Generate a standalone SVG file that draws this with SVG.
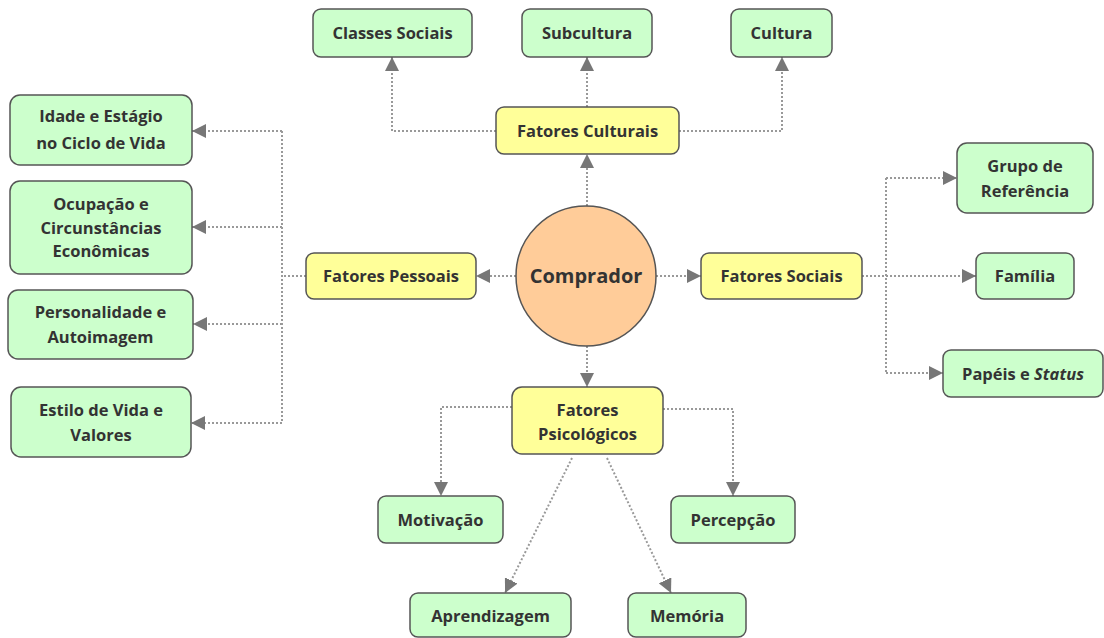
<svg xmlns="http://www.w3.org/2000/svg" width="1104" height="638" viewBox="0 0 1104 638">
<style>
  .g rect{fill:#ccffcc;stroke:#555;stroke-width:1.5}
  .y rect{fill:#ffff99;stroke:#555;stroke-width:1.5}
  text{font-family:"Open Sans","Noto Sans","Liberation Sans",sans-serif;font-weight:bold;font-size:16.5px;fill:#333;text-anchor:middle}
  .c{fill:none;stroke:#999;stroke-width:2;stroke-dasharray:2 2}
</style>
<defs>
  <marker id="ah" markerUnits="userSpaceOnUse" markerWidth="14" markerHeight="14" viewBox="0 0 10 10" refX="10" refY="5" orient="auto">
    <path d="M0,0 L10,5 L0,10 z" fill="#777"/>
  </marker>
</defs>
<rect width="1104" height="638" fill="#fff"/>
<g id="connectors">
  <path class="c" d="M496,131 H392 V57" marker-end="url(#ah)"/>
  <path class="c" d="M587,107 V57" marker-end="url(#ah)"/>
  <path class="c" d="M679,131 H782 V57" marker-end="url(#ah)"/>
  <path class="c" d="M587,206 V154" marker-end="url(#ah)"/>
  <path class="c" d="M516,276 H476" marker-end="url(#ah)"/>
  <path class="c" d="M656,276 H701" marker-end="url(#ah)"/>
  <path class="c" d="M587,346 V387" marker-end="url(#ah)"/>
  <path class="c" d="M306,276 H282"/>
  <path class="c" d="M282,131 V423"/>
  <path class="c" d="M282,131 H192" marker-end="url(#ah)"/>
  <path class="c" d="M282,227 H192" marker-end="url(#ah)"/>
  <path class="c" d="M282,324 H193" marker-end="url(#ah)"/>
  <path class="c" d="M282,423 H191" marker-end="url(#ah)"/>
  <path class="c" d="M862,276 H976" marker-end="url(#ah)"/>
  <path class="c" d="M886,178 V373"/>
  <path class="c" d="M886,178 H957" marker-end="url(#ah)"/>
  <path class="c" d="M886,373 H943" marker-end="url(#ah)"/>
  <path class="c" d="M512,407 H441 V496" marker-end="url(#ah)"/>
  <path class="c" d="M663,409 H733 V496" marker-end="url(#ah)"/>
  <path class="c" d="M572,458 L505,593" marker-end="url(#ah)"/>
  <path class="c" d="M607,458 L671,593" marker-end="url(#ah)"/>
</g>
<g id="classes-sociais" class="g"><rect x="313" y="9" width="159" height="48" rx="8"/><text x="392.5" y="39">Classes Sociais</text></g>
<g id="subcultura" class="g"><rect x="522" y="9" width="130" height="48" rx="8"/><text x="587" y="39">Subcultura</text></g>
<g id="cultura" class="g"><rect x="731" y="9" width="101" height="48" rx="8"/><text x="781.5" y="39">Cultura</text></g>
<g id="fatores-culturais" class="y"><rect x="496" y="107" width="183" height="47" rx="8"/><text x="587.5" y="137">Fatores Culturais</text></g>
<g id="comprador"><circle cx="586" cy="276" r="70" fill="#ffcc99" stroke="#555" stroke-width="1.5"/><text x="586" y="283" style="font-size:20px">Comprador</text></g>
<g id="fatores-pessoais" class="y"><rect x="306" y="253" width="170" height="46" rx="8"/><text x="391" y="282">Fatores Pessoais</text></g>
<g id="fatores-sociais" class="y"><rect x="701" y="253" width="161" height="46" rx="8"/><text x="781.5" y="282">Fatores Sociais</text></g>
<g id="fatores-psicologicos" class="y"><rect x="512" y="387" width="151" height="67" rx="10"/><text x="587.5" y="416">Fatores</text><text x="587.5" y="440">Psicológicos</text></g>
<g id="idade" class="g"><rect x="10" y="95" width="182" height="70" rx="10"/><text x="101" y="122">Idade e Estágio</text><text x="101" y="149">no Ciclo de Vida</text></g>
<g id="ocupacao" class="g"><rect x="10" y="181" width="182" height="93" rx="10"/><text x="101" y="210">Ocupação e</text><text x="101" y="234">Circunstâncias</text><text x="101" y="257">Econômicas</text></g>
<g id="personalidade" class="g"><rect x="8" y="290" width="185" height="69" rx="10"/><text x="100.5" y="318">Personalidade e</text><text x="100.5" y="343">Autoimagem</text></g>
<g id="estilo" class="g"><rect x="11" y="387" width="180" height="70" rx="10"/><text x="101" y="416">Estilo de Vida e</text><text x="101" y="441">Valores</text></g>
<g id="grupo" class="g"><rect x="957" y="143" width="136" height="70" rx="10"/><text x="1025" y="172">Grupo de</text><text x="1025" y="197">Referência</text></g>
<g id="familia" class="g"><rect x="976" y="253" width="98" height="46" rx="8"/><text x="1025" y="282">Família</text></g>
<g id="papeis" class="g"><rect x="943" y="350" width="160" height="47" rx="8"/><text x="1023" y="380">Papéis e <tspan font-style="italic">Status</tspan></text></g>
<g id="motivacao" class="g"><rect x="378" y="496" width="125" height="47" rx="8"/><text x="440.5" y="526">Motivação</text></g>
<g id="percepcao" class="g"><rect x="671" y="496" width="124" height="47" rx="8"/><text x="733" y="526">Percepção</text></g>
<g id="aprendizagem" class="g"><rect x="410" y="593" width="161" height="44" rx="8"/><text x="490.5" y="622">Aprendizagem</text></g>
<g id="memoria" class="g"><rect x="628" y="593" width="118" height="44" rx="8"/><text x="687" y="622">Memória</text></g>
</svg>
____
Exercise task:
Without including any pictures, reproduce the listing exactly.

Expected answer:
Generate a standalone SVG file that draws this with SVG.
<svg xmlns="http://www.w3.org/2000/svg" width="1104" height="638" viewBox="0 0 1104 638">
<style>
  .g rect{fill:#ccffcc;stroke:#555;stroke-width:1.5}
  .y rect{fill:#ffff99;stroke:#555;stroke-width:1.5}
  text{font-family:"Open Sans","Noto Sans","Liberation Sans",sans-serif;font-weight:bold;font-size:16.5px;fill:#333;text-anchor:middle}
  .c{fill:none;stroke:#999;stroke-width:2;stroke-dasharray:2 2}
</style>
<defs>
  <marker id="ah" markerUnits="userSpaceOnUse" markerWidth="14" markerHeight="14" viewBox="0 0 10 10" refX="10" refY="5" orient="auto">
    <path d="M0,0 L10,5 L0,10 z" fill="#777"/>
  </marker>
</defs>
<rect width="1104" height="638" fill="#fff"/>
<g id="connectors">
  <path class="c" d="M496,131 H392 V57" marker-end="url(#ah)"/>
  <path class="c" d="M587,107 V57" marker-end="url(#ah)"/>
  <path class="c" d="M679,131 H782 V57" marker-end="url(#ah)"/>
  <path class="c" d="M587,206 V154" marker-end="url(#ah)"/>
  <path class="c" d="M516,276 H476" marker-end="url(#ah)"/>
  <path class="c" d="M656,276 H701" marker-end="url(#ah)"/>
  <path class="c" d="M587,346 V387" marker-end="url(#ah)"/>
  <path class="c" d="M306,276 H282"/>
  <path class="c" d="M282,131 V423"/>
  <path class="c" d="M282,131 H192" marker-end="url(#ah)"/>
  <path class="c" d="M282,227 H192" marker-end="url(#ah)"/>
  <path class="c" d="M282,324 H193" marker-end="url(#ah)"/>
  <path class="c" d="M282,423 H191" marker-end="url(#ah)"/>
  <path class="c" d="M862,276 H976" marker-end="url(#ah)"/>
  <path class="c" d="M886,178 V373"/>
  <path class="c" d="M886,178 H957" marker-end="url(#ah)"/>
  <path class="c" d="M886,373 H943" marker-end="url(#ah)"/>
  <path class="c" d="M512,407 H441 V496" marker-end="url(#ah)"/>
  <path class="c" d="M663,409 H733 V496" marker-end="url(#ah)"/>
  <path class="c" d="M572,458 L505,593" marker-end="url(#ah)"/>
  <path class="c" d="M607,458 L671,593" marker-end="url(#ah)"/>
</g>
<g id="classes-sociais" class="g"><rect x="313" y="9" width="159" height="48" rx="8"/><text x="392.5" y="39">Classes Sociais</text></g>
<g id="subcultura" class="g"><rect x="522" y="9" width="130" height="48" rx="8"/><text x="587" y="39">Subcultura</text></g>
<g id="cultura" class="g"><rect x="731" y="9" width="101" height="48" rx="8"/><text x="781.5" y="39">Cultura</text></g>
<g id="fatores-culturais" class="y"><rect x="496" y="107" width="183" height="47" rx="8"/><text x="587.5" y="137">Fatores Culturais</text></g>
<g id="comprador"><circle cx="586" cy="276" r="70" fill="#ffcc99" stroke="#555" stroke-width="1.5"/><text x="586" y="283" style="font-size:20px">Comprador</text></g>
<g id="fatores-pessoais" class="y"><rect x="306" y="253" width="170" height="46" rx="8"/><text x="391" y="282">Fatores Pessoais</text></g>
<g id="fatores-sociais" class="y"><rect x="701" y="253" width="161" height="46" rx="8"/><text x="781.5" y="282">Fatores Sociais</text></g>
<g id="fatores-psicologicos" class="y"><rect x="512" y="387" width="151" height="67" rx="10"/><text x="587.5" y="416">Fatores</text><text x="587.5" y="440">Psicológicos</text></g>
<g id="idade" class="g"><rect x="10" y="95" width="182" height="70" rx="10"/><text x="101" y="122">Idade e Estágio</text><text x="101" y="149">no Ciclo de Vida</text></g>
<g id="ocupacao" class="g"><rect x="10" y="181" width="182" height="93" rx="10"/><text x="101" y="210">Ocupação e</text><text x="101" y="234">Circunstâncias</text><text x="101" y="257">Econômicas</text></g>
<g id="personalidade" class="g"><rect x="8" y="290" width="185" height="69" rx="10"/><text x="100.5" y="318">Personalidade e</text><text x="100.5" y="343">Autoimagem</text></g>
<g id="estilo" class="g"><rect x="11" y="387" width="180" height="70" rx="10"/><text x="101" y="416">Estilo de Vida e</text><text x="101" y="441">Valores</text></g>
<g id="grupo" class="g"><rect x="957" y="143" width="136" height="70" rx="10"/><text x="1025" y="172">Grupo de</text><text x="1025" y="197">Referência</text></g>
<g id="familia" class="g"><rect x="976" y="253" width="98" height="46" rx="8"/><text x="1025" y="282">Família</text></g>
<g id="papeis" class="g"><rect x="943" y="350" width="160" height="47" rx="8"/><text x="1023" y="380">Papéis e <tspan font-style="italic">Status</tspan></text></g>
<g id="motivacao" class="g"><rect x="378" y="496" width="125" height="47" rx="8"/><text x="440.5" y="526">Motivação</text></g>
<g id="percepcao" class="g"><rect x="671" y="496" width="124" height="47" rx="8"/><text x="733" y="526">Percepção</text></g>
<g id="aprendizagem" class="g"><rect x="410" y="593" width="161" height="44" rx="8"/><text x="490.5" y="622">Aprendizagem</text></g>
<g id="memoria" class="g"><rect x="628" y="593" width="118" height="44" rx="8"/><text x="687" y="622">Memória</text></g>
</svg>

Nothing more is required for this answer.